In today’s
production oriented society, it is not uncommon to hear our fellow laborers
exclaim at the end of a long and exhausting work day, “Where did the day
go?” At the end of the calendar year, it
has become commonplace to hear our fellow citizens say, “Where did the year
go?” And when Christmas and Easter
arrive each year, it is unfortunately all too common to hear our brethren in
Christ say, “Where did Advent and Lent go?”
Will it happen that at the end of our lives, we will echo these sad
sentiments to our children, and say with tears in our eyes, “Where did my life
go?” Let it not be so with us! With only a few days remaining before Lent,
let us begin our reflection upon this most solemn season, in order that this
Lent may be for us the journey of our lives.
Why does the Church impose this season of repentance? Why do the followers of Jesus make acts of
reparation for forty days? To answer
these questions properly, we must again return to the story of salvation
history, and consider our own lives in light of God’s grand plan for mankind.
Recall that
in the beginning, God placed man in a paradise of delight and offered him
participation in his own divine life. However, Adam and Eve listened not to the
life-giving words of the Creator, but accepted the words of death from the
mouth of the Serpent, who flattered them with the thought of achieving eternal
life apart from God. To their bitter
sorrow, the pair discovered the lie of the devil, and rather than eternal life,
they found only death. It is from this
act of disobedience that all of mankind became inheritors of a nature divorced
from divinity, receiving a nature joined not to God, as was the plan in the
beginning, but rather disfigured by sin and yoked to death.
It is for
this reason that the Son of God was born of the Virgin and died upon the
cross. The Word of God, Creator of the
World, could not stand to see his creation bound to death, and thus he took to
himself human nature, reuniting God and man in the person of Jesus. With that human nature, God entered into
death, being crucified upon the cross, and buried in the tomb. With that human nature, God burst asunder the
bars of Hades, and gave life back to mankind, for just as when light enters
into darkness and darkness is no more, so when Life enters death, death is
destroyed. At the death of Christ, as
Saint John Chrysostom explained in his famous Easter sermon, Hell “took a body,
and met God face to face. It took earth,
and encountered Heaven. It took that
which was seen, and fell upon the unseen.”
In other words, the Devil grasped what he thought was mortal, and
discovered immortality, and in that act, the grip of death upon mankind was destroyed.
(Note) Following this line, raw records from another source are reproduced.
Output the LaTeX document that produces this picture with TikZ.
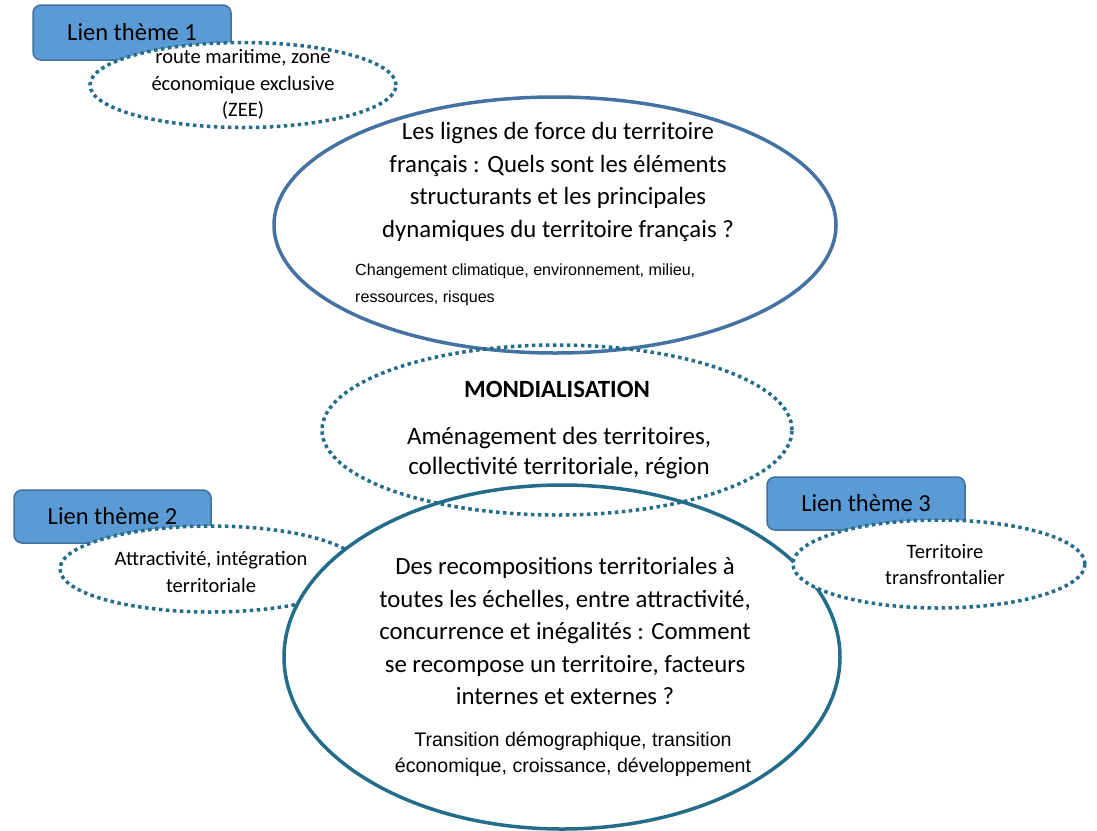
\documentclass[tikz,border=0pt]{standalone}
\usepackage{fontspec}
\setmainfont{Carlito}
\newfontfamily\arialfont{Liberation Sans}
\usetikzlibrary{shapes.geometric}
\definecolor{boxfill}{HTML}{5B9BD5}
\definecolor{boxline}{HTML}{41719C}
\definecolor{topline}{HTML}{4472A3}
\definecolor{tealline}{HTML}{236C8A}
\begin{document}
\begin{tikzpicture}[x=1pt,y=-1pt,
  lienbox/.style={draw=boxline, fill=boxfill, line width=1.5pt, rounded corners=8pt, inner sep=0pt, font=\fontsize{24.5}{28}\selectfont},
  dotell/.style={ellipse, draw=tealline, line width=3.5pt, dash pattern=on 3.5pt off 3.5pt, inner sep=0pt},
  bigell/.style={ellipse, line width=3.5pt, inner sep=0pt},
  maintext/.style={align=center, inner sep=0pt, font=\fontsize{24.8}{32.5}\selectfont},
  smalltext/.style={align=center, inner sep=0pt, font=\fontsize{20.5}{26.5}\selectfont},
  ariatext/.style={inner sep=0pt, font=\arialfont\fontsize{16.1}{27}\selectfont}
]
\useasboundingbox (0,0) rectangle (1097,830);

% Theme 1
\node[lienbox, minimum width=198pt, minimum height=55pt] (box1) at (132,32.5) {Lien thème 1};
\node[dotell, fill=white, minimum width=306pt, minimum height=85pt] (e1) at (243,85) {};
\node[smalltext] (e1t) at (243,84.5) {route maritime, zone\\économique exclusive\\(ZEE)};
\node[bigell, draw=topline, minimum width=562pt, minimum height=256pt] (top) at (555,225) {};
\node[maintext] (topt) at (558,182) {Les lignes de force du territoire\\français : Quels sont les éléments\\structurants et les principales\\dynamiques du territoire français ?};
\node[ariatext, anchor=west, align=left] (topa) at (355,284.5) {Changement climatique, environnement, milieu,\\ressources, risques};

% Theme 2
\node[lienbox, minimum width=197pt, minimum height=53pt] (box2) at (112.5,516.5) {Lien thème 2};
\node[dotell, fill=white, minimum width=302pt, minimum height=86pt] (e2) at (211,569) {};
\node[smalltext] (e2t) at (211,572) {Attractivité, intégration\\territoriale};

% Bottom ellipse
\node[bigell, draw=tealline, fill=white, minimum width=556pt, minimum height=344pt] (bot) at (562,657) {};
\node[maintext] (bott) at (565,631) {Des recompositions territoriales à\\toutes les échelles, entre attractivité,\\concurrence et inégalités : Comment\\se recompose un territoire, facteurs\\internes et externes ?};
\node[ariatext, align=center, font=\arialfont\fontsize{19.6}{26}\selectfont] (bota) at (573,754) {Transition démographique, transition\\économique, croissance, développement};

% Mondialisation
\node[dotell, minimum width=470pt, minimum height=170pt] (mond) at (557,430) {};
\node[maintext, font=\bfseries\fontsize{24.8}{28}\selectfont] (mondt) at (557,389) {MONDIALISATION};
\node[maintext, font=\fontsize{25}{30}\selectfont] (monda) at (559,453) {Aménagement des territoires,\\collectivité territoriale, région};

% Theme 3
\node[lienbox, minimum width=198pt, minimum height=53pt] (box3) at (866,503.5) {Lien thème 3};
\node[dotell, fill=white, minimum width=292pt, minimum height=88pt] (e3) at (939,564) {};
\node[smalltext] (e3t) at (945,564.5) {Territoire\\transfrontalier};
\end{tikzpicture}
\end{document}
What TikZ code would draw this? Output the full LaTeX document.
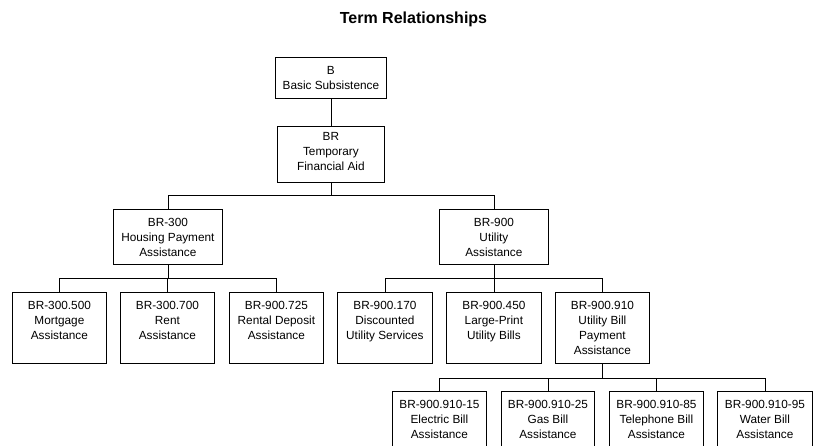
\documentclass[tikz,border=0pt]{standalone}
\usepackage{fontspec}
\setmainfont{Liberation Sans}
\tikzset{
  box/.style={draw, line width=0.8pt, inner sep=0pt, rectangle},
  txt/.style={align=center, inner sep=0pt, font=\fontsize{11.8pt}{15pt}\selectfont},
  link/.style={line width=0.8pt},
}
\newcommand\tbox[7][8.8]{%
  \node[box, minimum width=#5pt, minimum height=#6pt, anchor=north west] (#2) at (#3,#4) {};
  \node[txt, anchor=north] (#2-t) at ([yshift=-#1pt]#2.north) {#7};
}
\begin{document}
\begin{tikzpicture}[x=1pt,y=-1pt]
\useasboundingbox (0,0) rectangle (813,445);
\node[anchor=base, inner sep=0pt, font=\fontsize{16pt}{19pt}\selectfont\bfseries] (title) at (413.5,23.5) {Term Relationships};

\tbox{b}{275}{57}{111}{41}{B\\Basic Subsistence}
\tbox[6.5]{br}{277}{126}{107}{56}{BR\\Temporary\\Financial Aid}
\tbox{br300}{113}{209}{109}{55}{BR-300\\Housing Payment\\Assistance}
\tbox{br900}{439}{209}{109}{55}{BR-900\\Utility\\Assistance}

\tbox{br300a}{12}{292}{94}{71}{BR-300.500\\Mortgage\\Assistance}
\tbox{br300b}{120}{292}{94}{71}{BR-300.700\\Rent\\Assistance}
\tbox{br300c}{229}{292}{94}{71}{BR-900.725\\Rental Deposit\\Assistance}
\tbox{br900a}{337}{292}{95}{71}{BR-900.170\\Discounted\\Utility Services}
\tbox{br900b}{446}{292}{95}{71}{BR-900.450\\Large-Print\\Utility Bills}
\tbox{br900c}{555}{292}{94}{71}{BR-900.910\\Utility Bill\\Payment\\Assistance}

\tbox{w15}{392}{391}{94}{75}{BR-900.910-15\\Electric Bill\\Assistance}
\tbox{w25}{501}{391}{93}{75}{BR-900.910-25\\Gas Bill\\Assistance}
\tbox{w85}{609}{391}{94}{75}{BR-900.910-85\\Telephone Bill\\Assistance}
\tbox{w95}{717}{391}{95}{75}{BR-900.910-95\\Water Bill\\Assistance}

% connectors
\draw[link] (b.south) -- (br.north);

\coordinate (busbr) at (br.south |- 0,195);
\foreach \c in {br300,br900}
  \draw[link] (br.south) -- (busbr) -| (\c.north);

\coordinate (bus300) at (br300.south |- 0,278);
\foreach \c in {br300a,br300b,br300c}
  \draw[link] (br300.south) -- (bus300) -| (\c.north);

\coordinate (bus900) at (br900.south |- 0,278);
\foreach \c in {br900a,br900b,br900c}
  \draw[link] (br900.south) -- (bus900) -| (\c.north);

\coordinate (bus910) at (br900c.south |- 0,378);
\foreach \c in {w15,w25,w85,w95}
  \draw[link] (br900c.south) -- (bus910) -| (\c.north);
\end{tikzpicture}
\end{document}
Each one of us, inheritors of a nature joined to death, now
has hope, for our Savior has walked our nature forth from the tomb. But that is not the end of the story. If we are to escape eternal death and be
freed from the curse of Adam, we must become partakers of Christ; we must
somehow enter into the mystery of Christ’s resurrection. This is where Lent fits into the
picture. Lent is our journey to the day
of the resurrection. Lent is, for us, a
time to be united completely to Christ, in order that when He walks forth from
the tomb on the glorious day of Easter Sunday, we might walk with him. However, one event must of necessity stand in
the way of that day, for no one comes forth from the tomb who has not first entered
into it. It is now our challenge to
become so united to Christ during the forty days of Lent, that when the day of
the crucifixion is before us, we, like the good thief, may willingly die with
God, in order that we may also live with Him.
No one will rise on Easter morning who has not first been nailed to the
cross with Jesus.
With only forty days to make our journey, let us begin now
to prepare, so that at the end of Lent we may not say, “Where did all the time
go?” but rather, “Christ is risen, and I
have risen with him!” Let us make it our
goal that through fasting, confession, penance, and almsgiving, we may accept
willingly the death that our first parents dealt to all of mankind, in order
that we may be counted among those who, on the glorious day of the resurrection,
will rise with Christ and live with him forever.